1st Sunday in Lent 2026 – St Andrew’s Milngavie
Today we celebrated the 1st Sunday of Lent
The Lent Study Group begins on Tuesday at All Saints 2pm in their small hall. We will meet every Tuesday afternoon in Lent 2pm ( February 24th and March 3rd, 10th, 17th, 24th and 31st)The book to be studied is Dust & Glory by David Runcorn. It is a book of daily Bible readings from Ash Wednesday to Easter Day, broken up into the six weeks of Lent..
This Week
Tuesday 10am – Prayer Group in the Garden Room
Thursday 10am – Said Holy Communion followed by coffee in Friendship House.
2.30pm – Book Group Liz’s
Readings for next Sunday – 2nd Sunday of Lent – Genesis 12:1-4 Romans 4:1-5,13-17 John 3:1-17
Today’s readings – Genesis 2:15-17,3:1-7, Romans 5:12-19, Matthew 4 1-11
On Tuesday we enjoyed pancakes at the prayer group. This week on Ash Wednesday we began the season of Lent. Lent is a season in the church’s year when Christians traditionally spend time in fasting, contemplation, denial and self-reflection, prayer and studying the scriptures. The purpose being to grow closer to God.
Shrove Tuesday, historically, was a day to use up all the extra food in the house in preparation for the fast ahead – and so it became a custom to make pancakes. A tradition still very much practised today, albeit on a more secular level.

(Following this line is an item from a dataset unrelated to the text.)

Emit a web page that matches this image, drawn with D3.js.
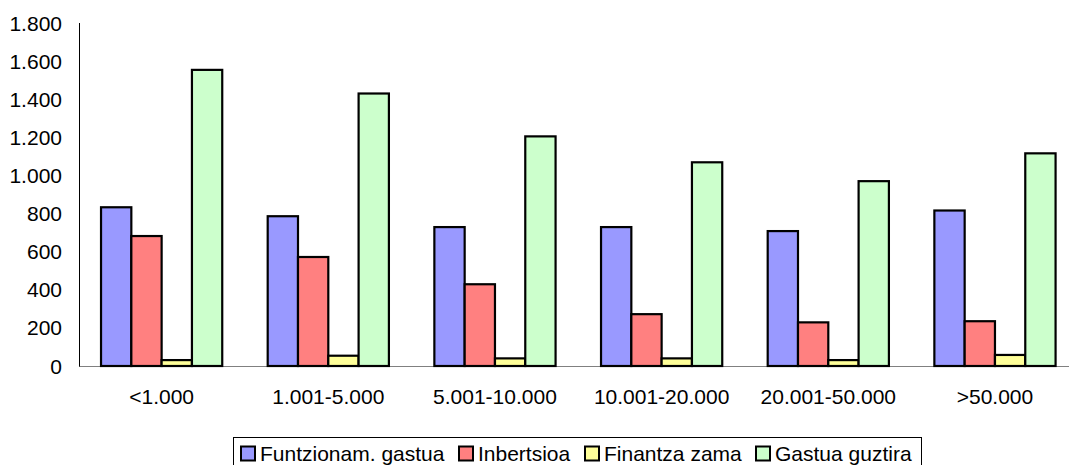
<!DOCTYPE html>
<html><head><meta charset="utf-8">
<script src="https://cdn.jsdelivr.net/npm/d3@7"></script>
<style>
html,body{margin:0;padding:0;background:#fff;}
text{font-family:"Liberation Sans",Arial,sans-serif;}
</style></head>
<body>
<svg id="chart" width="1069" height="465"></svg>
<script>
const categories = ["<1.000","1.001-5.000","5.001-10.000","10.001-20.000","20.001-50.000",">50.000"];
const seriesNames = ["Funtzionam. gastua","Inbertsioa","Finantza zama","Gastua guztira"];
const seriesColors = ["#9999FF","#FF8080","#FFFF99","#CCFFCC"];
const funtzionamGastua = [833, 786, 729, 729, 708, 816];
const inbertsioa = [682, 572, 429, 272, 229, 235];
const finantzaZama = [31, 54, 40, 40, 31, 58];
const gastuaGuztira = [1554, 1430, 1205, 1069, 970, 1116];
const yTicks = [0,200,400,600,800,1000,1200,1400,1600,1800];
const yTickLabels = ["0","200","400","600","800","1.000","1.200","1.400","1.600","1.800"];

const seriesValues = [funtzionamGastua, inbertsioa, finantzaZama, gastuaGuztira];
const svg = d3.select("#chart");
const fs = 21;

const y = d3.scaleLinear().domain([0,1800]).range([366,23]);
const x0 = d3.scaleBand().domain(categories).range([78.3,1078.3]).padding(0);
const x1 = d3.scaleBand().domain(seriesNames).range([0,x0.bandwidth()]).paddingInner(0).paddingOuter(0.75);

svg.append("line").attr("x1",79).attr("x2",1069).attr("y1",366.5).attr("y2",366.5)
  .attr("stroke","#808080").attr("stroke-width",1);

const groups = svg.selectAll("g.grp").data(categories).enter().append("g")
  .attr("transform", d => `translate(${x0(d)},0)`);
seriesNames.forEach((s, si) => {
  groups.append("rect")
    .attr("x", x1(s))
    .attr("y", (d,i) => y(seriesValues[si][i]))
    .attr("width", x1.bandwidth())
    .attr("height", (d,i) => y(0) - y(seriesValues[si][i]))
    .attr("fill", seriesColors[si])
    .attr("stroke", "#000")
    .attr("stroke-width", 2.2);
});

svg.append("line").attr("x1",79.5).attr("x2",79.5).attr("y1",23).attr("y2",366.5)
  .attr("stroke","#000").attr("stroke-width",1);

svg.selectAll("text.ytick").data(yTicks).enter().append("text")
  .attr("x", 62).attr("y", d => y(d)).attr("dy","0.36em")
  .attr("text-anchor","end").attr("font-size",fs).attr("fill","#000")
  .text((d,i) => yTickLabels[i]);

svg.selectAll("text.xlab").data(categories).enter().append("text")
  .attr("x", d => x0(d) + x0.bandwidth()/2).attr("y", 404)
  .attr("text-anchor","middle").attr("font-size",fs).attr("fill","#000")
  .text(d => d);

const leg = svg.append("g");
leg.append("rect").attr("x",233.5).attr("y",437.5).attr("width",688).attr("height",40)
  .attr("fill","#fff").attr("stroke","#000").attr("stroke-width",1);
const swatchX = [240, 458, 584, 755];
seriesNames.forEach((s, i) => {
  leg.append("rect").attr("x", swatchX[i]+1).attr("y", 446.5).attr("width", 14).attr("height", 14)
    .attr("fill", seriesColors[i]).attr("stroke","#000").attr("stroke-width",2);
  leg.append("text").attr("x", swatchX[i]+20).attr("y", 461)
    .attr("font-size", fs).attr("fill","#000").text(s);
});
</script>
</body></html>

Our Christian ancestors, however, would have taken Lent very seriously. In the fourth century, the desert fathers and mothers as they were known felt called to live out a life of extreme asceticism often in the inhospitable desert. There they starved themselves of food, drink and companionship. And they trained themselves, through these feats of asceticism to be dependent on the strength of God alone.
They did not set out to influence the rest of Church or society, they lived lives of poverty, withdrawn from everyday life and normal influences. But somehow their witness energised even those who knew they could never imitate this hard calling. So, their life in the wilderness brought encouragement, not just for those who embraced it but for others too.
The gospel this morning tells us that immediately after Jesus was baptised The Spirit sent him out into the wilderness. Matthew 4:1 The wilderness in the bible is a place of preparation, a place for intercession, a place to wait on God, and a place to rest.
After crossing the waters of the Red Sea, God led Moses and his people into the wilderness and to the mountain, where Moses fasted for forty days and forty nights prior to receiving the tablets of the law. Exodus 14ff
Later, King David fled to the wilderness to fast and wait on God for deliverance after his lapse into adultery, and while his own son hunted him in open rebellion. 2 Samual 11 Finally, Elijah fled for his life to the wilderness after displacing the religion of Baal, where he fell to the ground in a refusal of his calling, and yet where he was comforted, sustained and renewed. 1 Kings:19
And so, Jesus goes into the wilderness to prepare himself for his ministry. It may seem an odd way to prepare for leadership, by starving oneself alone in the desert. Jesus prepares for his ministry by making himself weak and utterly vulnerable, as though this is the only way in which he can be sure that the ministry he will exercise comes from God, and not just from his own strengths. He does not spend the time drawing up plans and identifying key people and setting goals. Instead, he reduces himself to the barest essentials leaving his character and instincts, starkly exposed with no externals to buttress them.
What was being tested in the wilderness was the core of Jesus’ being, stripped of all other defences. That core proved to be total dependence on God his father.
In our scripture today, in the reading from Genesis about the fall of mankind, we are reminded of our need for God. We are not all called to go and live lives of harsh asceticism in the desert like the desert fathers and mothers. But in Lent we are offered the chance to ask ourselves, what is at the heart and core of our lives? What would the devil offer to us to tempt us away from God? Do we even know what is essential to us and what is peripheral? What sustains us spiritually?
So Lent is not something to be dreaded, depressed about or overly hard on ourselves. It’s a journey we undertake together. It is a chance to use wilderness time as an opportunity to grow and to know God better, so that we may find new ways to draw closer to him, and as a result find that his call on our lives will grow clearer and more understandable.
Whatever form our Lenten journey may take, Lent is really a preparation for the greater story. It gives us a focus into the wider picture, Easter.
Easter is the most exciting and important thing we celebrate as Christians. It is at Easter that we celebrate the resurrection of our Lord. It is at Easter that we remember Jesus’ victory over death and all that is bad – the greatest mystery that brings us the greatest hope and salvation to the world.